The local Exeter Express and Echo immediately dubbed New Zealand the All Blacks on account of their striking all-black kit which, alas, rather discounts the more romantic notion put forward by Wallace when he wrote home.

Wallace claimed the nickname came from a report in a London paper a few weeks later that insisted New Zealand played as if they were all backs and a sub had changed it to All Blacks.

Gallaher’s All Blacks won 34 of their 35 games on tour with their solitary loss that epic Test against Wales. In total they scored 976 points and conceded just 59.

Gallaher played in 26 of those games and missed just one of the five Tests, being injured for the game against Ireland in Dublin. Although his team were much praised and feted for their sensational brand of rugby, his abrasive style, controversial Rover role and rather taciturn personality, ensured that Gallaher himself received a good deal of criticism.

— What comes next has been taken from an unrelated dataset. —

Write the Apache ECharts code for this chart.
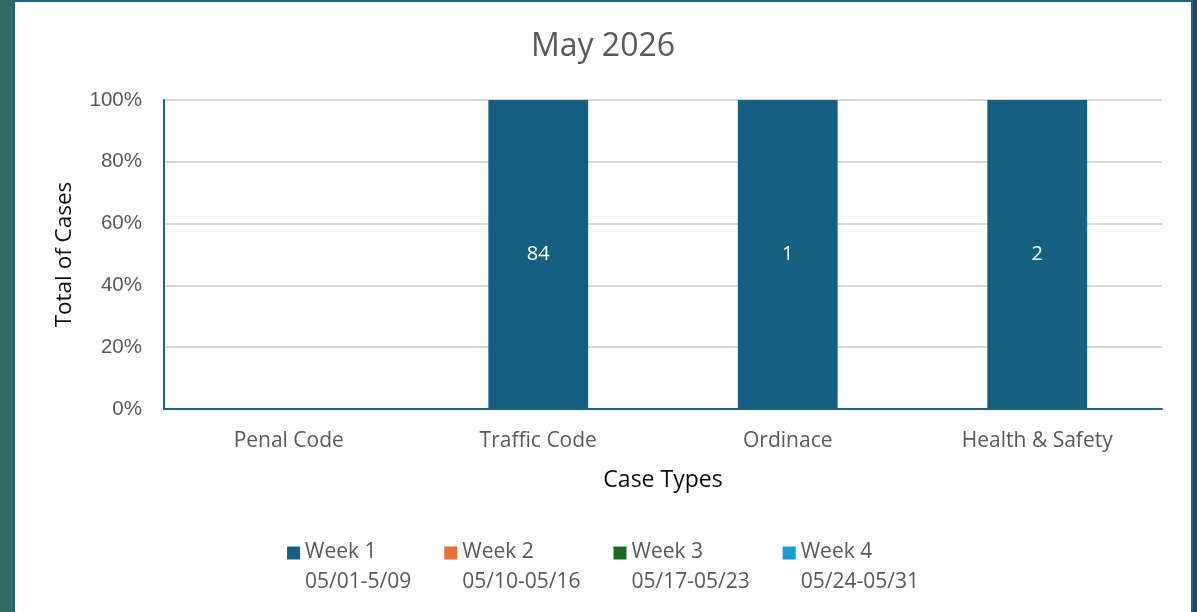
<!DOCTYPE html>
<html>
<head>
<meta charset="utf-8">
<script src="https://cdn.jsdelivr.net/npm/echarts@6/dist/echarts.min.js"></script>
<style>
  html, body { margin: 0; padding: 0; width: 1197px; height: 612px; overflow: hidden; }
  body { background: linear-gradient(to right, #2e6a62 0px, #2f6c66 13px, #17445e 1193px); position: relative; }
  #panel { position: absolute; left: 13px; top: 0; width: 1180px; height: 612px; box-sizing: border-box;
           border-left: 2px solid #1f6286; border-top: 2px solid #1f6286; border-right: 2px solid #1f6286; background: #fff; }
  #chart { width: 100%; height: 100%; }
</style>
</head>
<body>
<div id="panel"><div id="chart"></div></div>
<script>
const categories = ['Penal Code', 'Traffic Code', 'Ordinace', 'Health & Safety'];
const weekNames = ['Week 1', 'Week 2', 'Week 3', 'Week 4'];
const weekRanges = ['05/01-5/09', '05/10-05/16', '05/17-05/23', '05/24-05/31'];
const week1 = [0, 84, 1, 2];
const week2 = [0, 0, 0, 0];
const week3 = [0, 0, 0, 0];
const week4 = [0, 0, 0, 0];
const yTicks = ['0%', '20%', '40%', '60%', '80%', '100%'];
const colors = ['#156082', '#e97132', '#196b24', '#0f9ed5'];

const FONT = 'Open Sans';
const weeks = [week1, week2, week3, week4];
const totals = categories.map((c, i) => weeks.reduce((s, w) => s + w[i], 0));

const series = weeks.map((w, k) => ({
  name: weekNames[k],
  type: 'bar',
  stack: 'total',
  barWidth: '40%',
  itemStyle: { color: colors[k] },
  data: w.map((v, i) => ({ value: totals[i] ? v / totals[i] * 100 : 0, raw: v })),
  label: {
    show: true,
    position: 'inside',
    color: '#ffffff',
    fontFamily: FONT,
    fontSize: 20,
    formatter: p => (p.data.raw ? String(p.data.raw) : '')
  }
}));

const chart = echarts.init(document.getElementById('chart'));
chart.setOption({
  animation: false,
  color: colors,
  title: {
    text: 'May 2026',
    left: 'center',
    top: 24,
    textStyle: { fontFamily: FONT, fontSize: 32, fontWeight: 'normal', color: '#595959' }
  },
  grid: { left: 149, right: 29, top: 98, bottom: 203 },
  xAxis: {
    type: 'category',
    data: categories,
    name: 'Case Types',
    nameLocation: 'middle',
    nameGap: 60,
    nameTextStyle: { fontFamily: FONT, fontSize: 23, color: '#0d0d0d' },
    axisLine: { lineStyle: { color: '#1f6286', width: 2 } },
    axisTick: { show: false },
    axisLabel: { margin: 22, fontFamily: FONT, fontSize: 21, color: '#595959' }
  },
  yAxis: {
    type: 'value',
    min: 0, max: 100, interval: 20,
    name: 'Total of Cases',
    nameLocation: 'middle',
    nameGap: 88,
    nameTextStyle: { fontFamily: FONT, fontSize: 22.5, color: '#0d0d0d' },
    axisLine: { show: true, lineStyle: { color: '#1f6286', width: 2 } },
    axisTick: { show: false },
    splitLine: { lineStyle: { color: '#d9d9d9', width: 2 } },
    axisLabel: {
      margin: 22, fontFamily: 'Liberation Sans', fontSize: 20.5, color: '#595959',
      formatter: v => yTicks[Math.round(v / 20)]
    }
  },
  legend: {
    left: 'center',
    top: 535,
    itemWidth: 13,
    itemHeight: 13,
    itemGap: 33,
    icon: 'rect',
    data: weekNames,
    formatter: name => '{a|' + name + '}\n{a|' + weekRanges[weekNames.indexOf(name)] + '}',
    textStyle: {
      padding: [29, 0, 0, 0],
      rich: { a: { fontFamily: FONT, fontSize: 21, color: '#595959', lineHeight: 30 } }
    }
  },
  series: series
});
</script>
</body>
</html>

As the tour wound up, Gallaher and Stead used the voyage home to write The Complete Rugby Footballer, a 300-page master class in rugby and a highly prized collector’s item these days.

The inaugural Wallabies visit of 1908-9 was less touted, expectations were modest, yet they proved to be excellent tourists, playing 39 matches over seven months – including matches in Canada and USA on their way back – winning 33 of the games including a comfortable Test victory over England at Blackheath. In their only other Test they lost 9-6 to the outstanding Wales side of that era.

They also took the Olympic title although Olympic challenge would be a more appropriate term with the only opposition that could be mustered were the County Champions Cornwall. 

Australia won 32-3 at White City on a pitch marked out alongside the massive outdoor swimming tank, as a swimming pool was then called.